Warnings about Canada’s greying population aren’t new. Since 2015 there have been more people over the age of 65 than there are children under the age of 14 living across the country.
A 2015 report from the Conference Board of Canada (CBC) estimates that 2.4 million Canadians over 65 and will require continuing care support, both paid and unpaid, by 2026. By 2046, that number will reach nearly 3.3 million.
To meet this increase a 2017 CBC report released in March found that the overall demand for nurses to provide continuing care to seniors in home, community, and facility living settings is projected to increase from just under 64,000 full-time jobs to 142,000 full-time jobs by 2035 — an annual growth rate of 3.4 per cent.
Martin said governments at all levels need to focus on improving care at home which includes everything from outfitting residences with assistance devices to help with cooking or access to virtual care programs monitored by health care professionals.
“Our home-care system needs to be flexible to the needs of the individual, and we need to have ways of evaluating what people’s needs are and also acknowledging that those needs can change over time,” she said.
Susan McDaniel, a Canada research chair in global population and life course at the University of Lethbridge, says we need to be focusing on those 85 and over.

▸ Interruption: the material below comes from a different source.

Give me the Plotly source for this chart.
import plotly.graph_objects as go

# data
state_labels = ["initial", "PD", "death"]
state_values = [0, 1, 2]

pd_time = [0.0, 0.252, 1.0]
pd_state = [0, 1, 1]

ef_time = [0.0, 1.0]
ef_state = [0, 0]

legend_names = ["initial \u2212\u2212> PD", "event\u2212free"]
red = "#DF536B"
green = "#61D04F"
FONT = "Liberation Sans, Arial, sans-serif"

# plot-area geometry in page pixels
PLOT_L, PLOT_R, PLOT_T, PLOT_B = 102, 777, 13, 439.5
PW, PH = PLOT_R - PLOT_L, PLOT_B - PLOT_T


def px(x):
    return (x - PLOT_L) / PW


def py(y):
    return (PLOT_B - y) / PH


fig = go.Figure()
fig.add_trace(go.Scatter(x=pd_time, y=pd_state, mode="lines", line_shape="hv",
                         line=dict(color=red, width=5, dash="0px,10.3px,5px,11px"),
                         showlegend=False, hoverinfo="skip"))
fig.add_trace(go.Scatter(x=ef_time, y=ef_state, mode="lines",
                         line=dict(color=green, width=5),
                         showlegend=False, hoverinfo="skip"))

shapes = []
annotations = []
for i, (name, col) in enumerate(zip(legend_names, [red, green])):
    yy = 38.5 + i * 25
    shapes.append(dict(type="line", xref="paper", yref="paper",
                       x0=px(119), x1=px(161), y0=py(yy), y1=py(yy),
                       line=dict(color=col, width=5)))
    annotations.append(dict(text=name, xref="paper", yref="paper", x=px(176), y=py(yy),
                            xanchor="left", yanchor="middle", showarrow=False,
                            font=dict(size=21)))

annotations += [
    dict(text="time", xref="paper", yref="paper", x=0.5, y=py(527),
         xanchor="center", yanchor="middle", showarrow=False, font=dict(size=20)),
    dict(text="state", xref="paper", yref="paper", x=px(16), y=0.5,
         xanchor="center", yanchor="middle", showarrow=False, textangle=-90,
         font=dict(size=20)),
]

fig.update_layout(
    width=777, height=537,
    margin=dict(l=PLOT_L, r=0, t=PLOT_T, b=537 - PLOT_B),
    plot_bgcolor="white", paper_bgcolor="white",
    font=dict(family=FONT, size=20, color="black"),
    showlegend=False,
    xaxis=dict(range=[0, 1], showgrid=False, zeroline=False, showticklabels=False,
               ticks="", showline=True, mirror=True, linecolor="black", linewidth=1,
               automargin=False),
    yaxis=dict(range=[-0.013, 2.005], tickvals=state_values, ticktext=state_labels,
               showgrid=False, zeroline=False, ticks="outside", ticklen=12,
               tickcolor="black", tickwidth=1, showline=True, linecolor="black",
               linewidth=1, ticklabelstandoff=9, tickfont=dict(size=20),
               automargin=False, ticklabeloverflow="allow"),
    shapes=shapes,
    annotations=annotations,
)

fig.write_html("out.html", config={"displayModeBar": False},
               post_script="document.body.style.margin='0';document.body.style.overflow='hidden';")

“The first edge of the baby boom is just 65-70,” she said. “We have 15-20 years to plan for them to be 85 plus and needing health care.”
Chronic care, home care, and increasing access to pharmaceuticals are three pillars policymakers need to be focusing on, says McDaniel. Investments in these areas will also reduce overcrowding at hospitals by removing people who don’t necessarily need around-the-clock support.
Health Minister Jane Philpott has acknowledged population growth among older Canadians will have implications on health-care but there is “no cause for panic.”
“Aging is a good thing, and the fact that we’re all living longer is very good news for Canadians, reflects the fact that we have an increasingly healthy population and it’s great that people are living longer,” she told the Canadians Press. “It does, of course, raise concerns as it relates to the sustainability of our health-care system, but there is no reason for panic.”
Ottawa has pledged to spend $6 billion over the next decade to provide the provinces with new funding for home-care programs.
“[Home care] promotes employment which is great but secondly it promotes a healthy older population and it’s cheaper,” McDaniel said. “It’s a win, win, win.”